2. How Does Remote Boot Work?

The Remote Boot process is a complex sequence that involves both the client computer and the remote server. Here’s a more detailed explanation:

  1. Pre-boot Environment: When the client computer is powered on, the BIOS or UEFI (Unified Extensible Firmware Interface) initializes a pre-boot environment, often utilizing a technology such as PXE (Preboot eXecution Environment).
  2. DHCP Request: The client sends out a DHCP (Dynamic Host Configuration Protocol) request to discover available servers. This is the client’s way of asking, “Is there a server out there that can help me boot?”
  3. Server Discovery: A DHCP server responds with the necessary network configurations and also indicates where to find the TFTP (Trivial File Transfer Protocol) server that holds the boot files.
  4. TFTP Transfer: The client then contacts the TFTP server to download the necessary boot files, including the boot image and the OS kernel.
  5. Local Caching: These boot files are temporarily stored (cached) in the client’s RAM.
  6. Initiating OS: The OS kernel is initiated, which then may download additional components or configurations from the server as needed.
  7. Final Boot: Finally, the client computer completes the boot process, and the operating system is fully loaded, allowing the user to interact with the system as they normally would.

3. Use Cases and Advantages

The application of Remote Boot technology is vast and varied. Below are some detailed use cases and their associated benefits:

Data Center Operations

  • Automated Management: Network Boot simplifies the mass configuration of servers, making it easier for administrators to manage large data centers.
  • Resource Optimization: Server resources can be allocated on-the-fly, improving overall resource utilization.

Diskless Workstations

  • Cost-Effective: In educational and corporate environments, diskless workstations can be a cost-effective solution. They rely on a powerful central server, reducing the need for high-spec local machines.
  • Easy Maintenance: With no local storage, there’s less that can go wrong, simplifying maintenance tasks.

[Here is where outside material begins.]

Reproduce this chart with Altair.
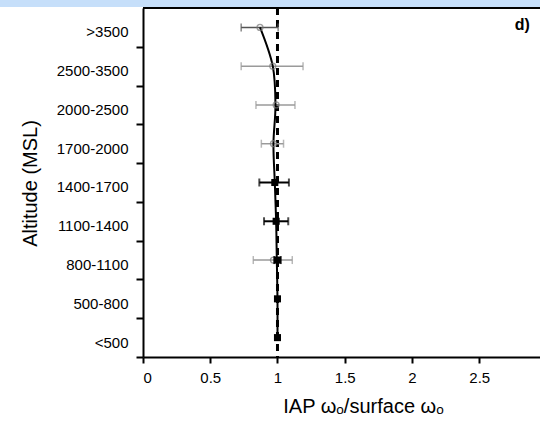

  • Streamlined Deployment: In virtualized environments, Remote Boot can quickly deploy the same OS image to multiple virtual machines.
  • Snapshot Management: It becomes easier to manage snapshots, backups, and recoveries since all boot information is centrally located.

Enhanced Security

  • Centralized Control: All boot files are stored and managed in a secure, central location, allowing for rapid updates to security policies or software patches.
  • Compliance: Easier to maintain compliance with security standards when control is centralized.
  • Data Isolation: Since data is not stored on local machines, the risk of data theft is significantly reduced.

4. Disadvantages and Limitations

Remote Boot technology isn’t a one-size-fits-all solution. Below are some of its limitations:

Network Dependency

  • Latency: Network latency can significantly affect boot time and overall performance.
  • Bandwidth: Booting multiple systems simultaneously can consume considerable network bandwidth.

Server Reliability

  • Single Point of Failure: If the server fails, all connected systems may become non-operational.

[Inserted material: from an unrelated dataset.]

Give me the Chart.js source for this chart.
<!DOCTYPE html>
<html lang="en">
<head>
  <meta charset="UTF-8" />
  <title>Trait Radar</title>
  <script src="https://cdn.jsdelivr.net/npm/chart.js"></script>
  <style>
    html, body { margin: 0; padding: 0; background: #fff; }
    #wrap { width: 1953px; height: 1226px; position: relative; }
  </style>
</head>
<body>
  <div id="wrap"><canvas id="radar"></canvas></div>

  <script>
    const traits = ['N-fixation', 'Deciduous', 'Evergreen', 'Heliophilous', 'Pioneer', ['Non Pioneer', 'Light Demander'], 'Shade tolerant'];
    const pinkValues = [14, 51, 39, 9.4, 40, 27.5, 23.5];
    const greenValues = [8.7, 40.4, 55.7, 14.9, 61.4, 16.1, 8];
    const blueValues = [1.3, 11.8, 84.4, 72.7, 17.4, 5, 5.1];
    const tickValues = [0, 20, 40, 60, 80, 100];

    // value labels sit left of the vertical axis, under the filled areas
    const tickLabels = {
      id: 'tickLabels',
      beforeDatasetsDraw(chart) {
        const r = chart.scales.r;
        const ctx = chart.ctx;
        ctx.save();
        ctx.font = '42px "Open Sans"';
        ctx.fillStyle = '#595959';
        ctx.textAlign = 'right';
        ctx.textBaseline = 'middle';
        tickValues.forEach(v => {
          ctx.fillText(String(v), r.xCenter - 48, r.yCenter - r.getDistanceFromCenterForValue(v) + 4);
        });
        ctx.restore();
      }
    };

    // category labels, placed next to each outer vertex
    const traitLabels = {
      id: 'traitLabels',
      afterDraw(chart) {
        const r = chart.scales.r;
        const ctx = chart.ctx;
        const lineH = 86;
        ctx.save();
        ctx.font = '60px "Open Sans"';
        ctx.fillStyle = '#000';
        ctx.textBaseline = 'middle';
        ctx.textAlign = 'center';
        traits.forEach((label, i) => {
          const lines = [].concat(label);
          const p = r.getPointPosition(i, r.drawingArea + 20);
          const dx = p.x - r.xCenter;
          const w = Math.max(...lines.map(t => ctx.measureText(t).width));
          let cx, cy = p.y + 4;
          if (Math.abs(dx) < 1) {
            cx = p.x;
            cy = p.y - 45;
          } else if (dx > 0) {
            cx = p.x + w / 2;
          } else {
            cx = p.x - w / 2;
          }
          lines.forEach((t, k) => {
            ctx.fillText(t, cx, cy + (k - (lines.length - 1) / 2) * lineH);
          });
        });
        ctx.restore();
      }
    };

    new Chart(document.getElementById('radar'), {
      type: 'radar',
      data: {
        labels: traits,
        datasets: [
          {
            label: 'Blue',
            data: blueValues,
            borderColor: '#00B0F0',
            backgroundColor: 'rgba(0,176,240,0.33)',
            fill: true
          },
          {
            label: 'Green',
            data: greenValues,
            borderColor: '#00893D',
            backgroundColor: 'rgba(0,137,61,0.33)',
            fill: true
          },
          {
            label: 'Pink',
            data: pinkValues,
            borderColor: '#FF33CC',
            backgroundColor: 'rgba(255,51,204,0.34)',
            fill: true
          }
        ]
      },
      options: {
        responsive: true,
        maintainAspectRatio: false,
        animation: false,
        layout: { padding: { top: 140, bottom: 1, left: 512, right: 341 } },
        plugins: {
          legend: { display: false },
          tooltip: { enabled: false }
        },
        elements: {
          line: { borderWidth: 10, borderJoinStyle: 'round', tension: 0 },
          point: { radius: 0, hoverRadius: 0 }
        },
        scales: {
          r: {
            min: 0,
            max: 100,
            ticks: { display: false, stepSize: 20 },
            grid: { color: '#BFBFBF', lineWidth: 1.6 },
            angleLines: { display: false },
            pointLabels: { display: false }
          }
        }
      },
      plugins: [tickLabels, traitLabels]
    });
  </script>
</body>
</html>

  • Configuration: Setting up a remote boot environment can be complex and time-consuming.
  • Compatibility: Not all hardware and operating systems support remote boot capabilities.

Security Risks

  • Man-in-the-Middle Attacks: Without proper encryption, attackers can intercept the boot process.

5. Remote Boot vs. Local Boot

The choice between Remote Boot and Local Boot boils down to your specific needs, and each has its advantages and drawbacks.

Remote Boot

  • Pros: Easier management, cost-effectiveness, centralized control.
  • Cons: Network dependency, potential for server bottleneck, added complexity.

Local Boot

  • Pros: Faster boot times (no network latency), works without network connectivity, reduced server load. (read more)
  • Cons: Increased local storage and system requirements, harder to manage on a large scale, increased costs for high-end local hardware.

6. Frequently Asked Questions

What is PXE in Remote Boot?

  • Answer: PXE stands for Preboot eXecution Environment. It is an environment that allows computers to boot from the network instead of local storage.

How secure is Remote Boot?

  • Answer: While Remote Boot can be secure, it depends on the configuration. Implementing features like encryption and secure boot can significantly increase security.

Can you use Remote Boot with virtual machines?

  • Answer: Yes, many virtualization platforms support Remote Boot to deploy OS images quickly across multiple VMs.

Is Remote Boot the same as Wake-on-LAN?

  • Answer: No, Wake-on-LAN merely “wakes up” a computer over a network, whereas Remote Boot involves booting an entire operating system from a remote server.

7. The old “Remoteboot Service”

Remoteboot Service was an optional Microsoft Windows NT service for starting MS-DOS, Windows 3.1, Windows 95, and Windows 98 Remoteboot clients remotely over the network.

Remoteboot Service (Windows NT)

These Remoteboot clients were diskless workstations that had a network interface card (NIC) with a boot programmable read-only memory (PROM) chip that allowed them to be started remotely.

The client operating system and client startup configuration files resided on the Remoteboot server, not on the client.

Remoteboot gave the administrator greater control over a user’s workstation but required greater network bandwidth to work effectively. It reduced costs by eliminating the need for local hard drives or floppy drives on workstations. You use the Remoteboot Manager administrative tool to manage the Remoteboot service on a server running Windows NT and to add diskless workstations to your network, remove them from the network, and configure them.